Ondanks het neonlicht en de nieuwste Audi's en BMW's is China een markteconomie waarin de communistische partij nog steeds een grote rol speelt. De partij richt zich (zeker na de protesten van studenten op het Plein van de Hemelse Vrede) op politieke stabiliteit. In totaal zijn zevintig miljoen Chinezen (dus grofweg 1 op de 20) lid van de partij. Dit is noodzakelijk voor een ambtelijke carrière, maar ook van belang voor de opkomende klasse van privé-ondernemers.
Binnen staatsbedrijven heeft de partij een eigen kantoor en de partijsecretaris is vaak machtiger dan de fabrieksdirecteur. Deel twee richt zich op het zakendoen in China. Ondanks de enorme omvang van het land en het grote aantal consumenten, is het voor Westerse ondernemingen niet gemakkelijk om profijtelijk zaken te doen in China. Onder andere Ahold, Numico en Friesland Coberco kunnen daarover meepraten.
In het boek worden daar de volgende redenen voor gegeven: het onderschatten van de concurrentiekracht (van zowel Chinese als Westerse ondernemingen), het negeren van adviezen die Chinese partners geven, en een gebrek aan flexibiliteit bij Nederlandse managers om de strategie aan de (snel veranderende) omstandigheden aan te passen. Gelukkig zijn er ook positieve verhalen: Philips, TPG, DSM en Akzo Nobel expanderen er snel. De hoge economische groei van China heeft daarnaast een immens effect op de wereldwijde vraag naar onder andere olie, cement, kolen, staal en tarwe. Naast de ervaringen van grote multinationals geeft het handboek ook tips over contracteren en de manier waarop Chinezen over contracten onderhandelen.
In sommige gevallen probeert men de 'tegenstander' tijdens het diner dronken te voeren om daarna de contractuele details door te spreken! Maar een contract is slechts een begin. Controle op de naleving ervan is noodzakelijk, maar ook lastig. Sommige ondernemers schijnen copyright uit te leggen als 'the right to copy'.
Het hoofdstuk over management laat zien dat werken als manager in China ook een uitdaging is. Voorbeelden zijn: bedrog door eigen personeel, het gebrek aan loyaliteit (voor een paar centen meer stapt een medewerker over naar een concurrent), en het moeten aantrekken van het dubbele aantal medewerkers in vergelijking met de Nederlandse situatie om eenzelfde hoeveelheid werk uit te voeren.

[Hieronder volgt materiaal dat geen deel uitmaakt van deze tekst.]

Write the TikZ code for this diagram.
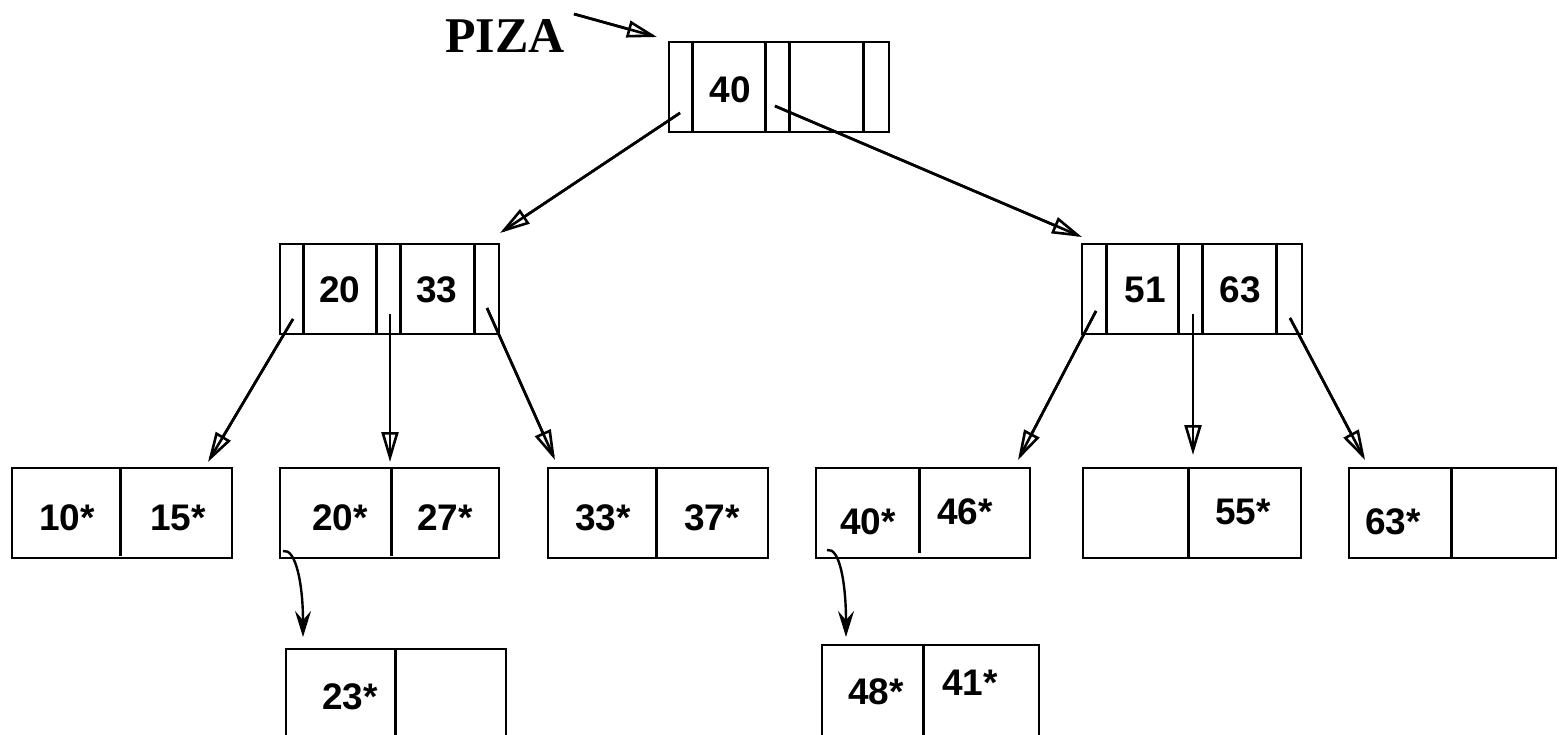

Naast inhoudelijke bijdragen bevat het boek in het laatste deel ook een overzicht van organisaties die ondernemers kunnen ondersteunen bij het zakendoen in China. Denk hierbij aan overheidssubsidies, reisorganisaties, (de onvermijdelijke) adviesbureaus, de Kamer van Koophandel, organisaties voor handelsbevordering, banken, aanbieders van opleidingen, enzovoort. Het 'China Handboek 2006' van Jan van der Made is een absolute aanrader voor elke ondernemer of manager die zaken doet of wil doen met de China, de snelst groeiende economie ter wereld!